Omit the pictures and output exactly the lines from the start of the entries through the line containing "gesamtsaldo = [-127, -29, -40, -81]".

----

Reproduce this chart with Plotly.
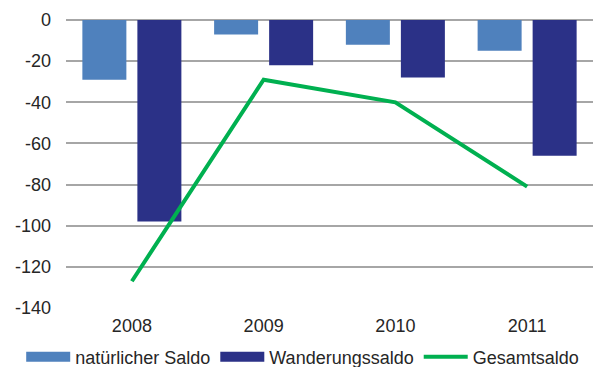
import plotly.graph_objects as go

# Jahre und Salden
years = ["2008", "2009", "2010", "2011"]
natuerlicher_saldo = [-29, -7, -12, -15]
wanderungssaldo = [-98, -22, -28, -66]
gesamtsaldo = [-127, -29, -40, -81]

y_ticks = [0, -20, -40, -60, -80, -100, -120, -140]

c_nat = "#4f81bd"
c_wan = "#2b3187"
c_ges = "#00b050"
font_family = "Liberation Sans, Arial, sans-serif"
text_color = "#262626"

fig = go.Figure()

fig.add_trace(go.Bar(
    x=years, y=natuerlicher_saldo, name="natürlicher Saldo",
    marker=dict(color=c_nat, line=dict(width=0)), showlegend=False,
))
fig.add_trace(go.Bar(
    x=years, y=wanderungssaldo, name="Wanderungssaldo",
    marker=dict(color=c_wan, line=dict(width=0)), showlegend=False,
))
fig.add_trace(go.Scatter(
    x=years, y=gesamtsaldo, name="Gesamtsaldo", mode="lines",
    line=dict(color=c_ges, width=4), showlegend=False,
))

# Legendeneinträge mit breiten Farbfeldern
fig.add_trace(go.Scatter(x=[None], y=[None], mode="lines", name="natürlicher Saldo",
                         line=dict(color=c_nat, width=12)))
fig.add_trace(go.Scatter(x=[None], y=[None], mode="lines", name="Wanderungssaldo",
                         line=dict(color=c_wan, width=12)))
fig.add_trace(go.Scatter(x=[None], y=[None], mode="lines", name="Gesamtsaldo",
                         line=dict(color=c_ges, width=4)))

fig.update_layout(
    width=611, height=367,
    margin=dict(l=66, r=18, t=20, b=59, pad=0, autoexpand=False),
    paper_bgcolor="white", plot_bgcolor="white",
    font=dict(family=font_family, size=18, color=text_color),
    barmode="group", bargap=0.165, bargroupgap=0.2,
    legend=dict(
        orientation="h", xref="paper", yref="paper",
        x=-0.085, xanchor="left", y=-0.17, yanchor="middle",
        font=dict(size=18), itemwidth=44, tracegroupgap=0,
        bgcolor="rgba(0,0,0,0)", borderwidth=0,
    ),
)

fig.update_xaxes(
    type="category", showgrid=False, showline=False, zeroline=False,
    ticks="", ticklabelstandoff=5,
)
fig.update_yaxes(
    range=[-140, 0], tickvals=y_ticks, ticktext=[str(v) for v in y_ticks],
    showgrid=True, gridcolor="#a6a6a6", gridwidth=1.5,
    zeroline=True, zerolinecolor="#a6a6a6", zerolinewidth=1.5,
    showline=False, ticks="", ticklabelstandoff=14,
)

fig.write_html("out.html")
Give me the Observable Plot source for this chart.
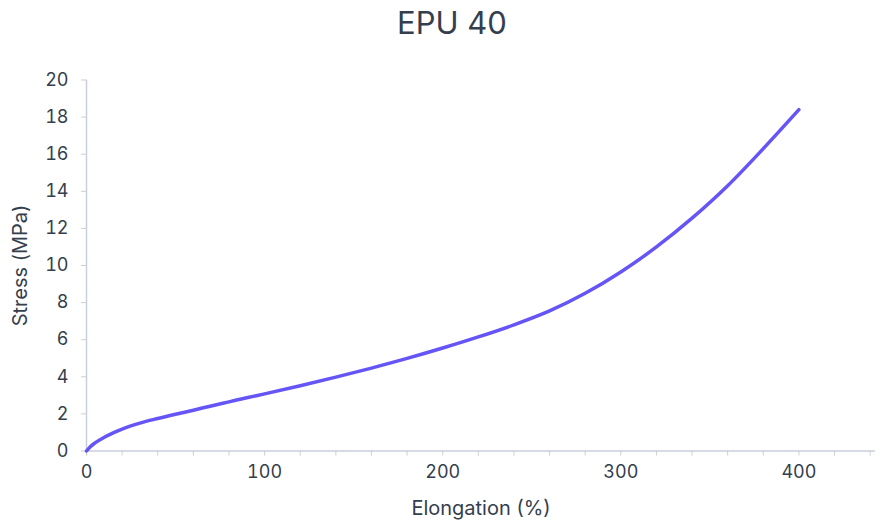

----

# [Exercise answer]
Reproduce this chart with Plotly.
import plotly.graph_objects as go

# Jahre und Salden
years = ["2008", "2009", "2010", "2011"]
natuerlicher_saldo = [-29, -7, -12, -15]
wanderungssaldo = [-98, -22, -28, -66]
gesamtsaldo = [-127, -29, -40, -81]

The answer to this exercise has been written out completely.